Empezó la segunda canción. La colombiana, casi sin parar, continuó con su indignación eléctrica. El cubano tampoco rompió con sus pasos, pero se notó que se le estaban soltando las articulaciones.
“Oye no le haces daño!” le grité, pero si me escuchó no lo señaló. La cocina se estaba calentando, por la cuarta canción ya estaba insoportable. Sentía que la música se estaba poniendo más y más fuerte, más fuerte de lo que podía hacer el sistema de parlantes de la casa, y también noté que la luz se estaba disminuyendo, tanto como la energía de la colombiana. Todavía percibía que bailaba alrededor de cincuenta veces mejor que yo, pero también que se estaba cansando.
Ya no martilló más, aunque seguía moviéndose, ya se veía gastada. El cubano, mientras tanto, estaba sudando un poco pero bailando mejor que nunca, girándose, brincando, y cuando empezó la próxima canción rompió la polera del cuello al dobladillo. Ya no había nadie más, cantó toda la canción en voz alta, y su coreografía le hubiera derrotado hasta a la misma Shakira. Bailó hasta la última trompeta, cuando se apagó la música, se prendieron las luces, y aplaudió todo el público.
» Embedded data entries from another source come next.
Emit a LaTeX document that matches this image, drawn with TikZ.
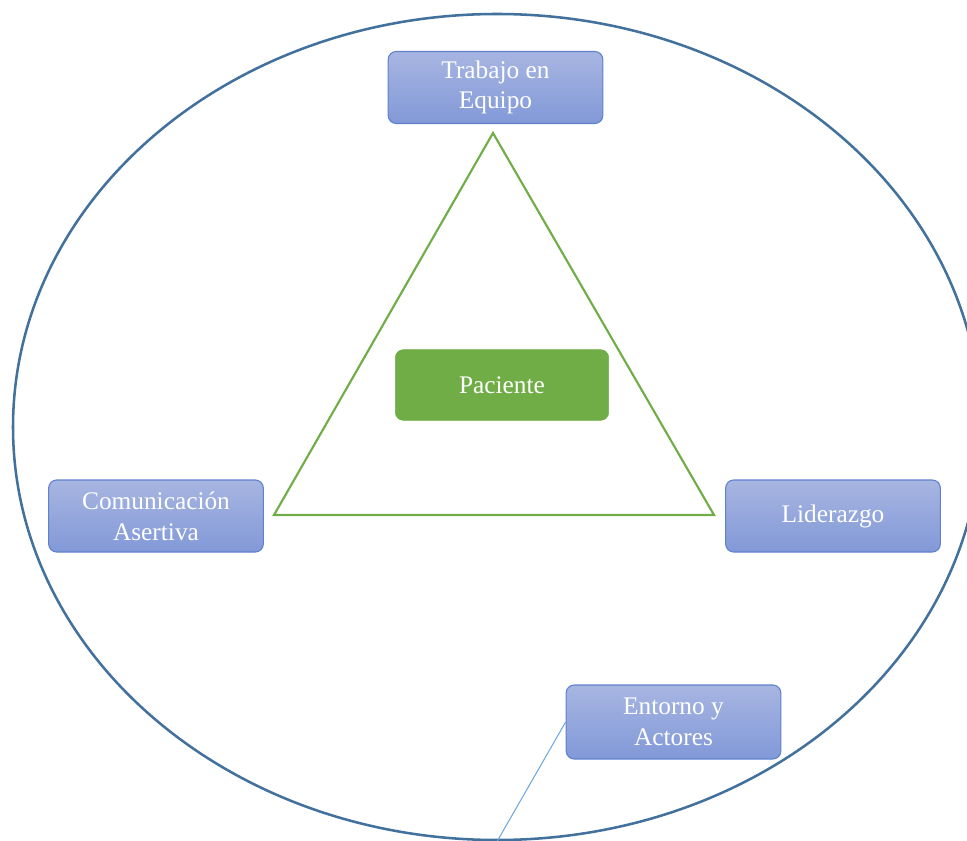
\documentclass[tikz,border=0pt]{standalone}
\usepackage{fontspec}
\setmainfont{Liberation Serif}
\usepackage{xcolor}
\definecolor{azulelipse}{HTML}{41719C}
\definecolor{cajaborde}{HTML}{5F82CE}
\definecolor{cajaarriba}{HTML}{A7B5E1}
\definecolor{cajaabajo}{HTML}{8299D8}
\definecolor{verde}{HTML}{70AD47}
\definecolor{azulclaro}{HTML}{6AA5DC}

\begin{document}
\begin{tikzpicture}[x=0.75pt,y=-0.75pt,caja/.style={rectangle, rounded corners=6pt, draw=cajaborde, line width=0.8pt, top color=cajaarriba, bottom color=cajaabajo, text=white, minimum width=161pt, minimum height=54pt, align=center, font=\fontsize{19}{23}\selectfont},centro/.style={rectangle, rounded corners=6pt, fill=verde, draw=verde, text=white, minimum width=160pt, minimum height=53pt, font=\fontsize{19}{23}\selectfont}]
\useasboundingbox (0,0) rectangle (967,841);
\draw [azulelipse, line width=1.9pt] (497,427) ellipse [x radius=484, y radius=413];
\coordinate (V1) at (493,133);
\coordinate (V2) at (274,515);
\coordinate (V3) at (714,515);
\draw [verde, line width=1.6pt, line join=miter] (V1) -- (V2) -- (V3) -- cycle;
\node [centro] (paciente) at (502,385){Paciente};
\node [caja] (equipo) at (495.5,87.5){Trabajo en\\Equipo};
\node [caja] (comunicacion) at (156,516){Comunicación\\Asertiva};
\node [caja] (liderazgo) at (833,516){Liderazgo};
\node [caja, minimum height=55.5pt] (entorno) at (673.5,722){Entorno y\\Actores};
\coordinate (fin) at (495,845);
\draw [azulclaro, line width=0.75pt] (entorno.west) -- (fin);
\end{tikzpicture}
\end{document}
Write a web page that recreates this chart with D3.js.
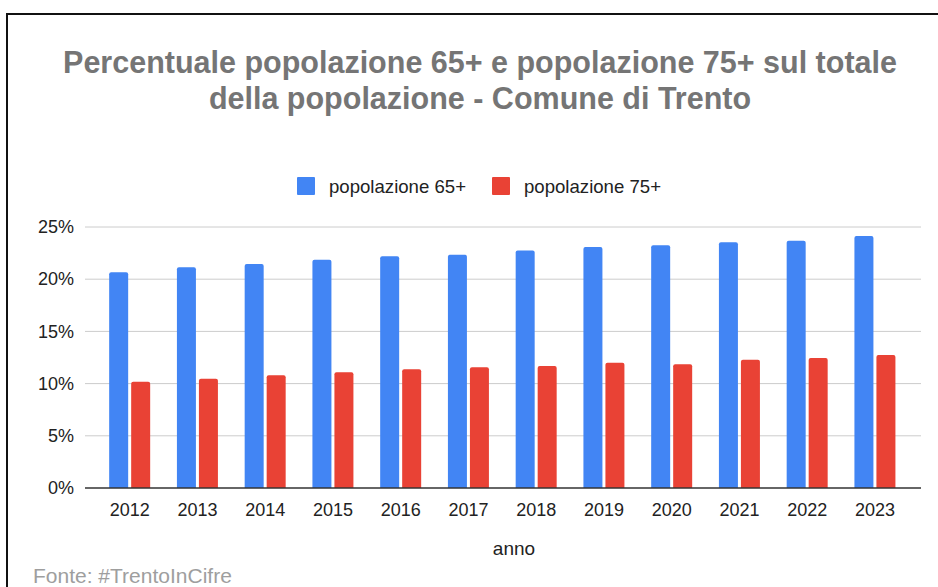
<!DOCTYPE html>
<html>
<head>
<meta charset="utf-8">
<script src="https://cdn.jsdelivr.net/npm/d3@7"></script>
<style>
  html, body { margin: 0; padding: 0; background: #fff; }
  svg { display: block; font-family: "Liberation Sans", Arial, sans-serif; }
</style>
</head>
<body>
<script>
const years = ["2012","2013","2014","2015","2016","2017","2018","2019","2020","2021","2022","2023"];
const pop65 = [20.66, 21.14, 21.46, 21.87, 22.19, 22.35, 22.76, 23.08, 23.24, 23.53, 23.69, 24.14];
const pop75 = [10.18, 10.47, 10.79, 11.08, 11.37, 11.56, 11.69, 12.00, 11.85, 12.29, 12.45, 12.74];
const seriesNames = ["popolazione 65+", "popolazione 75+"];
const seriesColors = ["#4285f4", "#e94235"];
const yTicks = [0, 5, 10, 15, 20, 25];

const W = 938, H = 587;
const svg = d3.select("body").append("svg").attr("width", W).attr("height", H);

// frame
svg.append("rect").attr("x", 7).attr("y", 14).attr("width", W + 10).attr("height", H + 10)
  .attr("fill", "#fff").attr("stroke", "#111").attr("stroke-width", 2);

// title
const title = svg.append("text").attr("text-anchor", "middle").attr("fill", "#757575")
  .attr("font-size", 30.5).attr("font-weight", "bold");
title.append("tspan").attr("x", 480).attr("y", 73).text("Percentuale popolazione 65+ e popolazione 75+ sul totale");
title.append("tspan").attr("x", 480).attr("y", 109).text("della popolazione - Comune di Trento");

// scales
const plotL = 85, plotR = 921, plotT = 227, plotB = 488;
const y = d3.scaleLinear().domain([0, 25]).range([plotB, plotT]);
const x = d3.scaleBand().domain(years).range([95.8, 908.8]).paddingInner(0).paddingOuter(0);
const barW = 19, gap = 3;

// gridlines
svg.append("g").selectAll("line").data(yTicks.filter(d => d > 0)).join("line")
  .attr("x1", plotL).attr("x2", plotR)
  .attr("y1", d => y(d)).attr("y2", d => y(d))
  .attr("stroke", "#cccccc").attr("stroke-width", 1);

// y axis labels
const yAxis = svg.append("g").attr("transform", `translate(${plotL},0)`)
  .call(d3.axisLeft(y).tickValues(yTicks).tickFormat(d => d + "%").tickSize(0).tickPadding(11));
yAxis.select(".domain").remove();
yAxis.selectAll("text").attr("font-size", 18).attr("fill", "#222")
  .attr("font-family", "Liberation Sans, Arial, sans-serif");

// bars
const rows = years.map((yr, i) => ({ yr, vals: [pop65[i], pop75[i]] }));
const groups = svg.append("g").selectAll("g").data(rows).join("g")
  .attr("transform", d => `translate(${x(d.yr) + x.bandwidth() / 2},0)`);
groups.selectAll("path").data(d => d.vals.map((v, k) => ({ v, k }))).join("path")
  .attr("fill", d => seriesColors[d.k])
  .attr("d", d => {
    const x0 = d.k === 0 ? -(barW + gap / 2) : gap / 2;
    const x1 = x0 + barW, y0 = y(d.v), y1 = y(0), r = 2;
    return `M${x0},${y1}V${y0 + r}Q${x0},${y0} ${x0 + r},${y0}H${x1 - r}Q${x1},${y0} ${x1},${y0 + r}V${y1}Z`;
  });

// baseline
svg.append("line").attr("x1", plotL).attr("x2", plotR).attr("y1", plotB).attr("y2", plotB)
  .attr("stroke", "#333").attr("stroke-width", 1.5);

// x axis labels
const xAxis = svg.append("g").attr("transform", `translate(0,${plotB})`)
  .call(d3.axisBottom(x).tickSize(0).tickPadding(14));
xAxis.select(".domain").remove();
xAxis.selectAll("text").attr("font-size", 18).attr("fill", "#222").attr("dy", 0).attr("y", 28)
  .attr("font-family", "Liberation Sans, Arial, sans-serif");

// x axis title
svg.append("text").attr("x", 514).attr("y", 555).attr("text-anchor", "middle")
  .attr("font-size", 19).attr("fill", "#222").text("anno");

// legend
const legendX = [297, 492];
seriesNames.forEach((name, k) => {
  svg.append("rect").attr("x", legendX[k]).attr("y", 177).attr("width", 18).attr("height", 18)
    .attr("rx", 1).attr("fill", seriesColors[k]);
  svg.append("text").attr("x", legendX[k] + 32).attr("y", 193).attr("font-size", 18.6)
    .attr("fill", "#222").text(name);
});

// source
svg.append("text").attr("x", 33).attr("y", 583).attr("font-size", 21).attr("fill", "#9e9e9e")
  .text("Fonte: #TrentoInCifre");
</script>
</body>
</html>
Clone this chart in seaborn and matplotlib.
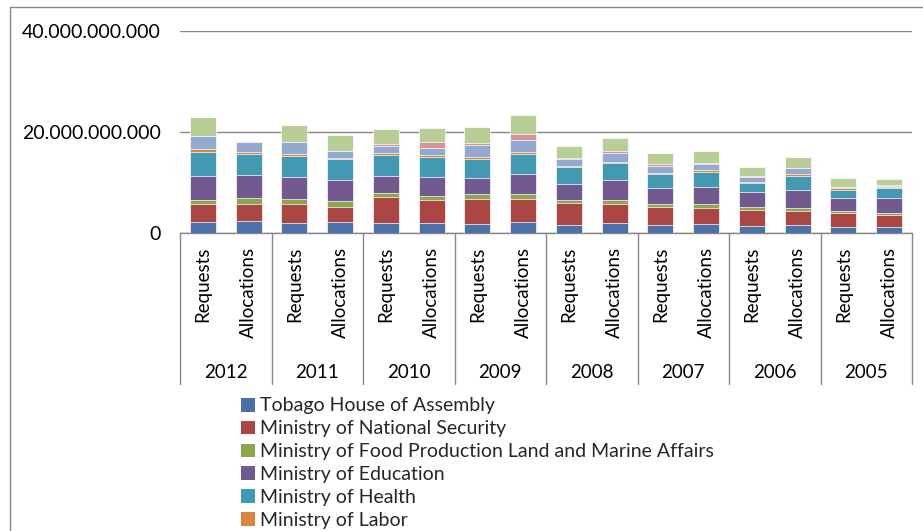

La colombiana se enfadó y se fue, diciendo ni una palabra. El resto de la fiesta carreteamos hasta las 6 de la mañana, cuando me fui con la polola y el cubano, y fuimos los primeros en salir (descontando a la bailarina desgraciada). La jefa nos despidió con abrazos, agradeciéndonos y especialmente al cubano por haber venido y haberlo hecho un carrete inolvidable.
Ahí está claro el moral, damas y caballeros: siempre hay que confiar en el juicio de la polola, y a la mierda con las normas culturales arbitrarias.